While Saltonstall's voting record is not as good, he has served the Administration well in its battles with Republican isolationists of the inland states. On the whole, however, he has followed the Eastern Republican policy of talking internationalism while at the same time making cuts in foreign aid programs. Unlike Furcolo, he has followed projectionist principles in voting for import restrictions. Also, he has never supported extensive social and welfare legislation. In the last Congress, he voted to give the tidelands oil to the states, although Massachusetts would have benefited had the land remained under federal jurisdiction. Saltonstall also voted in favor of the Dixon-Yates power deal.

Saltonstall's backers admit his record is not especially impressive, but say that his most important work was done in the secrecy of the Armed Services Committee, and is therefore off the record. This may be true, but if it is, Saltonstall, as Chairman, must have had a significant role in shaping the Administration's "bigger bang for a buck" policy that brought drastic cuts in U.S. military strength. The prudent economy of the "old Yankee," as Saltonstall is sometimes pictured in his campaign posters, is a little useless when it weakens the nation. Such policies led to significant loss of U.S. prestige when the country was asked to put up or shut up in Indo-China.

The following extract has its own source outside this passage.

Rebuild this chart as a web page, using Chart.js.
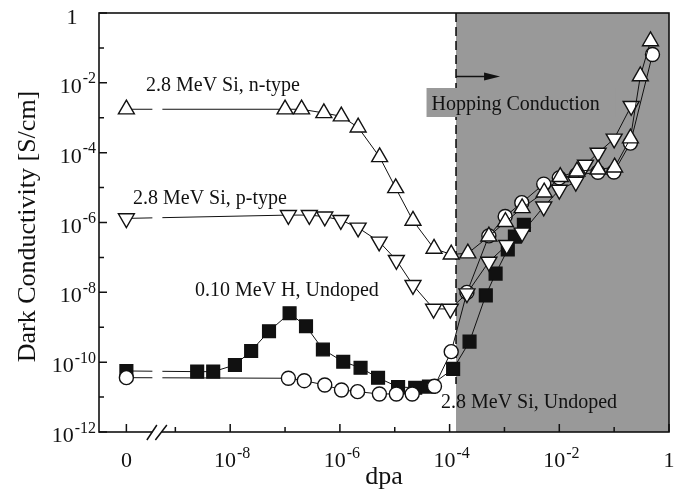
<!DOCTYPE html>
<html>
<head>
<meta charset="utf-8">
<script src="https://cdn.jsdelivr.net/npm/chart.js@4.4.1/dist/chart.umd.min.js"></script>
<style>
html,body{margin:0;padding:0;background:#fff;}
#wrap{width:687px;height:500px;position:relative;}
</style>
</head>
<body>
<div id="wrap"><canvas id="c" width="687" height="500"></canvas></div>
<script>
// ---------- data (dpa on x, dark conductivity in S/cm on y) ----------
const ZERO_DPA = 1.28e-10;      // where the "0" dose sits on the broken axis
const BREAK_DPA = 4.7e-10;      // axis break position
const HOPPING_START = 1.31e-4;  // start of hopping-conduction region

const nTypeZero = 1.75e-3;
const nTypeDpa = [1.0e-7, 2.0e-7, 5.1e-7, 1.06e-6, 2.15e-6, 5.3e-6, 1.04e-5, 2.15e-5, 5.2e-5, 1.07e-4, 2.15e-4, 5.2e-4, 1.04e-3, 2.1e-3, 5.3e-3, 1.04e-2, 2.1e-2, 5.1e-2, 0.102, 0.198, 0.30, 0.46];
const nTypeSigma = [1.75e-3, 1.75e-3, 1.37e-3, 1.10e-3, 5.3e-4, 7.5e-5, 9.7e-6, 1.13e-6, 1.78e-7, 1.22e-7, 1.31e-7, 4.0e-7, 1.04e-6, 2.6e-6, 7.3e-6, 2.03e-5, 2.92e-5, 3.33e-5, 3.8e-5, 2.58e-4, 1.55e-2, 0.156];

const pTypeZero = 1.31e-6;
const pTypeDpa = [1.15e-7, 2.77e-7, 5.3e-7, 1.04e-6, 2.15e-6, 5.2e-6, 1.07e-5, 2.15e-5, 5.1e-5, 1.03e-4, 2.07e-4, 5.2e-4, 1.1e-3, 2.1e-3, 5.2e-3, 1.0e-2, 2.0e-2, 3.0e-2, 5.1e-2, 0.1, 0.204];
const pTypeSigma = [1.63e-6, 1.63e-6, 1.47e-6, 1.17e-6, 7.1e-7, 2.82e-7, 8.4e-8, 1.61e-8, 3.35e-9, 3.35e-9, 9.3e-9, 7.5e-8, 2.25e-7, 5.1e-7, 2.84e-6, 8.6e-6, 1.46e-5, 4.5e-5, 9.9e-5, 2.5e-4, 2.16e-3];

const siUndopedZero = 3.6e-11;
const siUndopedDpa = [1.15e-7, 2.24e-7, 5.3e-7, 1.07e-6, 2.1e-6, 5.25e-6, 1.07e-5, 2.08e-5, 5.3e-5, 1.07e-4, 2.07e-4, 5.2e-4, 1.03e-3, 2.07e-3, 5.2e-3, 1.0e-2, 2.05e-2, 5.06e-2, 9.9e-2, 0.198, 0.5];
const siUndopedSigma = [3.46e-11, 2.95e-11, 2.22e-11, 1.6e-11, 1.43e-11, 1.23e-11, 1.23e-11, 1.23e-11, 2.04e-11, 2.0e-10, 9.95e-9, 4.14e-7, 1.48e-6, 3.7e-6, 1.26e-5, 1.9e-5, 2.3e-5, 2.74e-5, 2.79e-5, 1.88e-4, 6.5e-2];

const hUndopedZero = 5.6e-11;
const hUndopedDpa = [2.5e-9, 4.9e-9, 1.22e-8, 2.41e-8, 5.1e-8, 1.21e-7, 2.41e-7, 4.9e-7, 1.15e-6, 2.38e-6, 4.96e-6, 1.15e-5, 2.36e-5, 4.2e-5, 1.16e-4, 2.31e-4, 4.57e-4, 6.9e-4, 1.15e-3, 1.55e-3, 2.26e-3];
const hUndopedSigma = [5.35e-11, 5.35e-11, 8.3e-11, 2.09e-10, 7.7e-10, 2.52e-9, 1.07e-9, 2.31e-10, 1.03e-10, 6.9e-11, 3.57e-11, 1.95e-11, 1.85e-11, 2.0e-11, 6.4e-11, 3.87e-10, 8.2e-9, 3.44e-8, 1.7e-7, 3.95e-7, 8.55e-7];

// ticks
const xMajorTicks = [ZERO_DPA, 1e-8, 1e-6, 1e-4, 1e-2, 1];
const xTickLabels = ['0', '10^-8', '10^-6', '10^-4', '10^-2', '1'];
const xMinorTicks = [1e-9, 1e-7, 1e-5, 1e-3, 1e-1];
const yMajorTicks = [1, 1e-2, 1e-4, 1e-6, 1e-8, 1e-10, 1e-12];
const yTickLabels = ['1', '10^-2', '10^-4', '10^-6', '10^-8', '10^-10', '10^-12'];
const yMinorTicks = [1e-1, 1e-3, 1e-5, 1e-7, 1e-9, 1e-11];

const seriesNames = ['2.8 MeV Si, n-type', '2.8 MeV Si, p-type', '2.8 MeV Si, Undoped', '0.10 MeV H, Undoped'];
const xTitle = 'dpa';
const yTitle = 'Dark Conductivity [S/cm]';
const regionLabel = 'Hopping Conduction';

// ---------- chart ----------
const FONT = '"Liberation Serif", "Times New Roman", serif';
const INK = '#111';
const pts = (xs, ys, zero) => [{x: ZERO_DPA, y: zero}].concat(xs.map((v, i) => ({x: v, y: ys[i]})));

function ds(label, data, style, radius, fill, rot) {
  return {
    label, data, showLine: true, borderColor: INK, borderWidth: 1, tension: 0,
    pointStyle: style, pointRadius: radius, pointHoverRadius: radius,
    pointRotation: rot || 0, pointBackgroundColor: fill, pointBorderColor: INK,
    pointBorderWidth: 1.4, clip: false
  };
}

function drawPow(ctx, label, x, baseY, align) {
  if (label.indexOf('^') < 0) {
    ctx.font = '22px ' + FONT;
    ctx.textAlign = align; ctx.textBaseline = 'alphabetic';
    ctx.fillText(label, x, baseY);
    return;
  }
  const [b, e] = label.split('^');
  ctx.font = '22px ' + FONT;
  const wb = ctx.measureText(b).width;
  ctx.font = '16px ' + FONT;
  const we = ctx.measureText(e).width;
  const total = wb + we + 1;
  const left = align === 'center' ? x - total / 2 + 2 : x - total;
  ctx.textAlign = 'left'; ctx.textBaseline = 'alphabetic';
  ctx.font = '22px ' + FONT;
  ctx.fillText(b, left, baseY);
  ctx.font = '16px ' + FONT;
  ctx.fillText(e, left + wb + 1, baseY - 9.5);
}

const deco = {
  id: 'deco',
  beforeDatasetsDraw(chart) {
    const {ctx, chartArea: a, scales: {x}} = chart;
    const gx = x.getPixelForValue(HOPPING_START);
    ctx.save();
    ctx.fillStyle = '#999999';
    ctx.fillRect(gx, a.top, a.right - gx, a.bottom - a.top);
    // dashed line (stops above the bottom label)
    ctx.strokeStyle = INK; ctx.lineWidth = 1.6; ctx.setLineDash([9, 5]);
    ctx.beginPath(); ctx.moveTo(gx, a.top); ctx.lineTo(gx, a.bottom - 48); ctx.stroke();
    ctx.setLineDash([]);
    // label box covers the dashed line
    ctx.fillStyle = '#999999';
    ctx.fillRect(gx - 29.5, a.top + 75, 189, 29);
    // arrow
    const ay = a.top + 63.5;
    ctx.lineWidth = 1.5;
    ctx.beginPath(); ctx.moveTo(gx, ay); ctx.lineTo(gx + 30, ay); ctx.stroke();
    ctx.fillStyle = INK;
    ctx.beginPath(); ctx.moveTo(gx + 44, ay); ctx.lineTo(gx + 28, ay - 4); ctx.lineTo(gx + 28, ay + 4); ctx.closePath(); ctx.fill();
    // label text
    ctx.font = '20px ' + FONT; ctx.textAlign = 'left'; ctx.textBaseline = 'alphabetic';
    ctx.fillText(regionLabel, gx - 24.5, a.top + 96.5);
    ctx.restore();
  },
  afterDatasetsDraw(chart) {
    const {ctx, chartArea: a, scales: {x, y}} = chart;
    ctx.save();
    // gap in the lines at the axis break
    const bx = x.getPixelForValue(BREAK_DPA);
    ctx.fillStyle = '#fff';
    ctx.fillRect(bx - 5, a.top + 2, 10, a.bottom - a.top - 4);
    // frame
    ctx.strokeStyle = INK; ctx.lineWidth = 1.6;
    ctx.strokeRect(a.left, a.top, a.right - a.left, a.bottom - a.top);
    // ticks
    ctx.lineWidth = 1.5;
    ctx.beginPath();
    xMajorTicks.forEach(v => { const p = x.getPixelForValue(v); ctx.moveTo(p, a.bottom); ctx.lineTo(p, a.bottom - 8); });
    xMinorTicks.forEach(v => { const p = x.getPixelForValue(v); ctx.moveTo(p, a.bottom); ctx.lineTo(p, a.bottom - 5); });
    yMajorTicks.forEach(v => { const p = y.getPixelForValue(v); ctx.moveTo(a.left, p); ctx.lineTo(a.left + 8, p); });
    yMinorTicks.forEach(v => { const p = y.getPixelForValue(v); ctx.moveTo(a.left, p); ctx.lineTo(a.left + 5, p); });
    ctx.stroke();
    // axis break marks
    ctx.fillStyle = '#fff';
    ctx.fillRect(bx - 5, a.bottom - 2, 9, 4);
    ctx.beginPath();
    ctx.moveTo(bx - 10.5, a.bottom + 8); ctx.lineTo(bx - 0.5, a.bottom - 7);
    ctx.moveTo(bx - 2, a.bottom + 8); ctx.lineTo(bx + 9.5, a.bottom - 7);
    ctx.stroke();
    // tick labels
    ctx.fillStyle = INK;
    xMajorTicks.forEach((v, i) => drawPow(ctx, xTickLabels[i], x.getPixelForValue(v), a.bottom + 35, 'center'));
    yMajorTicks.forEach((v, i) => {
      const p = y.getPixelForValue(v);
      if (yTickLabels[i].indexOf('^') < 0) drawPow(ctx, yTickLabels[i], a.left - 27, p + 11, 'center');
      else drawPow(ctx, yTickLabels[i], a.left - 3, p + 10, 'right');
    });
    // axis titles
    ctx.font = '26px ' + FONT; ctx.textAlign = 'center'; ctx.textBaseline = 'alphabetic';
    ctx.fillText(xTitle, (a.left + a.right) / 2, a.bottom + 52);
    ctx.save();
    ctx.translate(35, (a.top + a.bottom) / 2 + 4);
    ctx.rotate(-Math.PI / 2);
    ctx.fillText(yTitle, 0, 0);
    ctx.restore();
    // series labels
    ctx.font = '20px ' + FONT; ctx.textAlign = 'left';
    ctx.fillText(seriesNames[0], a.left + 47, a.top + 78);
    ctx.fillText(seriesNames[1], a.left + 34, a.top + 191);
    ctx.fillText(seriesNames[3], a.left + 96, a.top + 283);
    ctx.fillText(seriesNames[2], a.left + 342, a.top + 395);
    ctx.restore();
  }
};

new Chart(document.getElementById('c'), {
  type: 'scatter',
  data: {
    datasets: [
      ds(seriesNames[0], pts(nTypeDpa, nTypeSigma, nTypeZero), 'triangle', 9.2, '#fff', 0),
      ds(seriesNames[1], pts(pTypeDpa, pTypeSigma, pTypeZero), 'triangle', 9.2, '#fff', 180),
      ds(seriesNames[2], pts(siUndopedDpa, siUndopedSigma, siUndopedZero), 'circle', 7, '#fff', 0),
      ds(seriesNames[3], pts(hUndopedDpa, hUndopedSigma, hUndopedZero), 'rect', 9, '#111', 0)
    ]
  },
  options: {
    responsive: false, animation: false, devicePixelRatio: 1,
    layout: {padding: {left: 99, top: 13, right: 18, bottom: 68}},
    plugins: {legend: {display: false}, tooltip: {enabled: false}},
    scales: {
      x: {type: 'logarithmic', min: Math.pow(10, -10.392), max: 1, display: false},
      y: {type: 'logarithmic', min: 1e-12, max: 1, display: false}
    }
  },
  plugins: [deco]
});
</script>
</body>
</html>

Although Saltonstall is running against a candidate with a better voting record, his stolid dignity points up the politicking of his opponent. Furcolo can only be censured for his speech before the ADA last spring in which he advised the group to disband. Both candidates, indeed, could be criticized for not taking a stand against McCarthy. But while a man may be measured by these standards, a politician should not be. If Saltonstall had an equally good legislative record, he would be the better candidate. But a voter makes his choice on the basis of policy, not personalities. On such a basis, Furcolo deserves election.